*** DATA FOR PROCESSING ***

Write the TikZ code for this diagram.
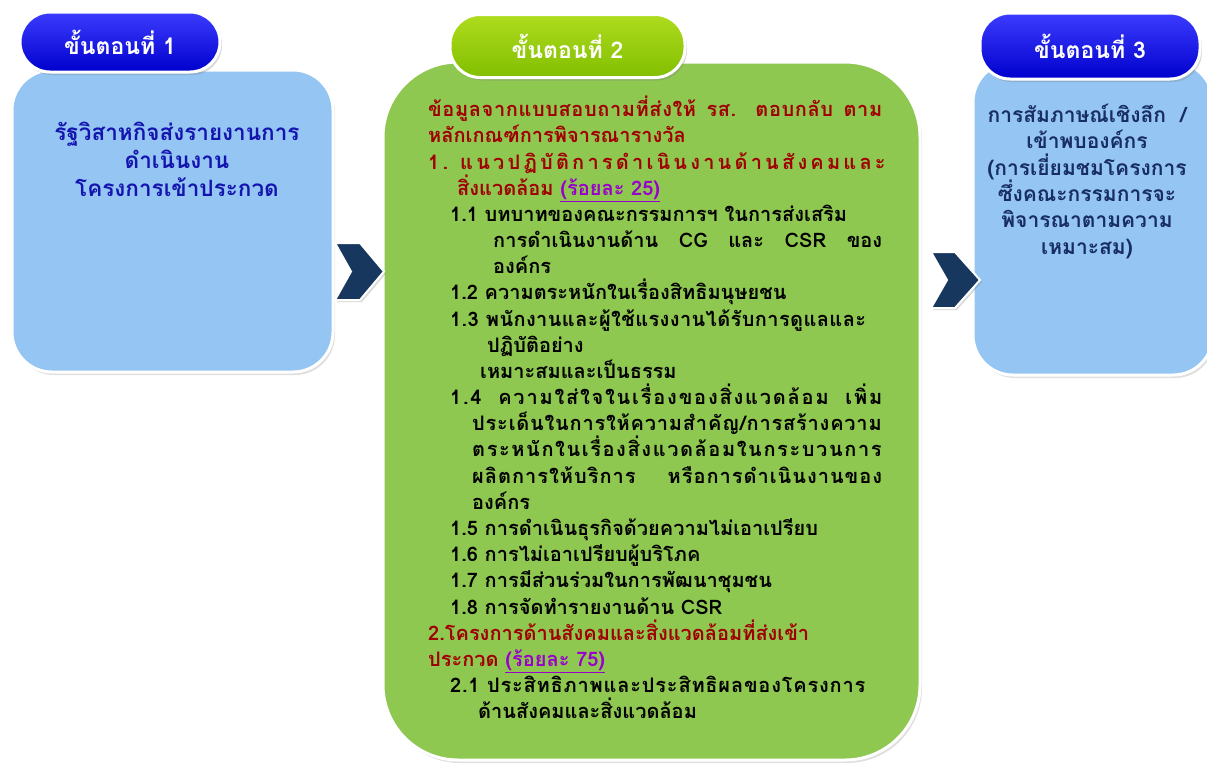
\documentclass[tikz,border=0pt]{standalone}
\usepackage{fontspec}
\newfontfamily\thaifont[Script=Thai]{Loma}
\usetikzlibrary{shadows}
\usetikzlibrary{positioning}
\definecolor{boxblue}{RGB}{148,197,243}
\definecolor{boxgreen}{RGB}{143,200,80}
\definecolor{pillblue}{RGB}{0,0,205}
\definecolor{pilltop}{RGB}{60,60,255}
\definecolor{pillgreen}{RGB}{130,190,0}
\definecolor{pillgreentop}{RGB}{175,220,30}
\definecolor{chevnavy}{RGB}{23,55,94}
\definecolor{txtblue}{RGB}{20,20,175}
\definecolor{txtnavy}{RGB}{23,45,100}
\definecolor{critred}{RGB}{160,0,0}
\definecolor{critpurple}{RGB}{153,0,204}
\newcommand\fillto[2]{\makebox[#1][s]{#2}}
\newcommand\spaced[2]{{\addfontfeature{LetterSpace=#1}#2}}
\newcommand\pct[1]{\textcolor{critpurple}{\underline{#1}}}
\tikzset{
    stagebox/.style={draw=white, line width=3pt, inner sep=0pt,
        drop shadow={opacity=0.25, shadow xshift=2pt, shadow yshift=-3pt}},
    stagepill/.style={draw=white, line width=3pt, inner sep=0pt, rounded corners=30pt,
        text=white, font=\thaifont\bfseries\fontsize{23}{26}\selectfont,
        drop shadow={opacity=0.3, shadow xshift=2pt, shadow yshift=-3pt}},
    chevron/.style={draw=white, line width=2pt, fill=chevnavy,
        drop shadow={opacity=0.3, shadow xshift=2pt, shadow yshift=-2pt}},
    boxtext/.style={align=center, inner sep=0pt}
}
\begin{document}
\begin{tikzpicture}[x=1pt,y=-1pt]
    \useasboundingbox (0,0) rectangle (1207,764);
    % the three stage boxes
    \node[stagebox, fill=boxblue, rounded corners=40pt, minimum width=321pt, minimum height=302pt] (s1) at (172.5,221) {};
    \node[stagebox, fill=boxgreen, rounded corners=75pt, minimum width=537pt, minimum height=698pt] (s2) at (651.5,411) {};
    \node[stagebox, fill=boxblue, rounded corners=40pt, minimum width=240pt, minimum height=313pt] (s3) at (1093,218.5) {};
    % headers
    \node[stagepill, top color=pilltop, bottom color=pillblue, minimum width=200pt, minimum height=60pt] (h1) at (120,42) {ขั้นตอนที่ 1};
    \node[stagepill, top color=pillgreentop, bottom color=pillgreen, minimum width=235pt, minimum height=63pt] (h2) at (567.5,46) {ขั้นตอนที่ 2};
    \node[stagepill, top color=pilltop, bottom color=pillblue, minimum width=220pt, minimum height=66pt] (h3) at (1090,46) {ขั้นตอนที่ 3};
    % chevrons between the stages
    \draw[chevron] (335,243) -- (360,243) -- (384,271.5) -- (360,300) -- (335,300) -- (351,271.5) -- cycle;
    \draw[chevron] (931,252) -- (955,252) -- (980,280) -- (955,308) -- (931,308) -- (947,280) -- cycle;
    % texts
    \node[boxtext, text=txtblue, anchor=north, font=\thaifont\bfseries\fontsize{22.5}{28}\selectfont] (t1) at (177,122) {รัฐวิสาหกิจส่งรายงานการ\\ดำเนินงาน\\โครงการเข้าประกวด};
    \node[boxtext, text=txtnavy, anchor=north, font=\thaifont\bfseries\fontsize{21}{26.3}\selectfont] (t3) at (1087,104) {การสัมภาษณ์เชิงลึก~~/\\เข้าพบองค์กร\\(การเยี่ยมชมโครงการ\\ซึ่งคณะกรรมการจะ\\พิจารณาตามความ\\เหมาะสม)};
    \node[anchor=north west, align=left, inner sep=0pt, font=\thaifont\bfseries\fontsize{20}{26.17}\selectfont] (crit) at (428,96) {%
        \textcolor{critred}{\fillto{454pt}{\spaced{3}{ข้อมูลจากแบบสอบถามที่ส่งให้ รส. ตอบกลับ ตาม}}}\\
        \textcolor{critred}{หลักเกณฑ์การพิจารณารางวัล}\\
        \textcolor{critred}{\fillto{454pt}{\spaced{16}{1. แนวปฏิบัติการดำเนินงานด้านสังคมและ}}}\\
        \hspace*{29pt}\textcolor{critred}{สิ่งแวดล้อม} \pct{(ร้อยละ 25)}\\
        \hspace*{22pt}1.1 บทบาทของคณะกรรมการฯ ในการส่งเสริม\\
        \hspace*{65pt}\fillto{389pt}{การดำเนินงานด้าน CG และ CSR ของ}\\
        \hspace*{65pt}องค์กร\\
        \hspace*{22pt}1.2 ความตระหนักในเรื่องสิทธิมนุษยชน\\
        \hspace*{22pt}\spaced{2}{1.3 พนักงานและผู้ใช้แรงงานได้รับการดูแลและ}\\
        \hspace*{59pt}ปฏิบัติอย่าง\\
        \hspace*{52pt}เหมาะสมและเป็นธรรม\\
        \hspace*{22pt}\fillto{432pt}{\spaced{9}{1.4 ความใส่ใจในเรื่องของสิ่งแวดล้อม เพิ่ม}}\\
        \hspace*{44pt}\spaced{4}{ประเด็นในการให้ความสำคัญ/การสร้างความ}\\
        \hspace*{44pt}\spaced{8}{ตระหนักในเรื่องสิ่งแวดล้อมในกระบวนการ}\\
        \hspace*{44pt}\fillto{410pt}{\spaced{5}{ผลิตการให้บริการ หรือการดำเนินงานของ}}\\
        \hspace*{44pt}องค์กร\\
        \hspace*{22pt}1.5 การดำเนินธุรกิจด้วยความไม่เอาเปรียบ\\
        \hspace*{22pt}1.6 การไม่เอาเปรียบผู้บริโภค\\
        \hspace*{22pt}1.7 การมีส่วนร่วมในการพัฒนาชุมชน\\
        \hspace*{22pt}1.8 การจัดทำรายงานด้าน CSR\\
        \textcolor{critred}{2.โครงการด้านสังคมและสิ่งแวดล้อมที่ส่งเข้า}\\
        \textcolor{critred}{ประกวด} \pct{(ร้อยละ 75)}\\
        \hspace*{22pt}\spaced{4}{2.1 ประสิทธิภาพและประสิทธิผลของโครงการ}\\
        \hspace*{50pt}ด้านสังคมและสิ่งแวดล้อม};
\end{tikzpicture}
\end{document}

***
*** DATA FOR PROCESSING ***

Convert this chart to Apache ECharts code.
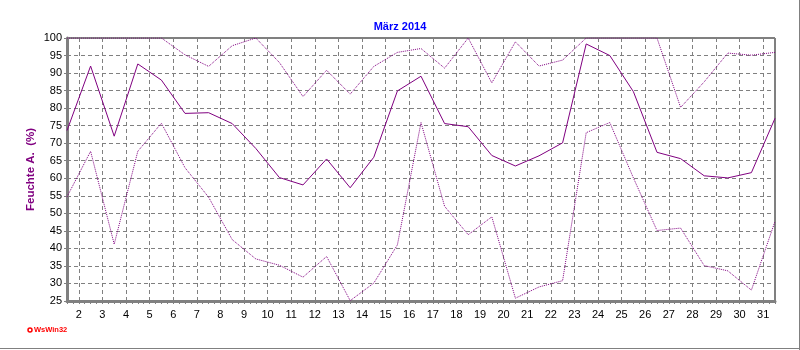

***

Find the lines above that include the string "code" and copy them.

=== SOLUTION ===
Write the TikZ code for this diagram.
Convert this chart to Apache ECharts code.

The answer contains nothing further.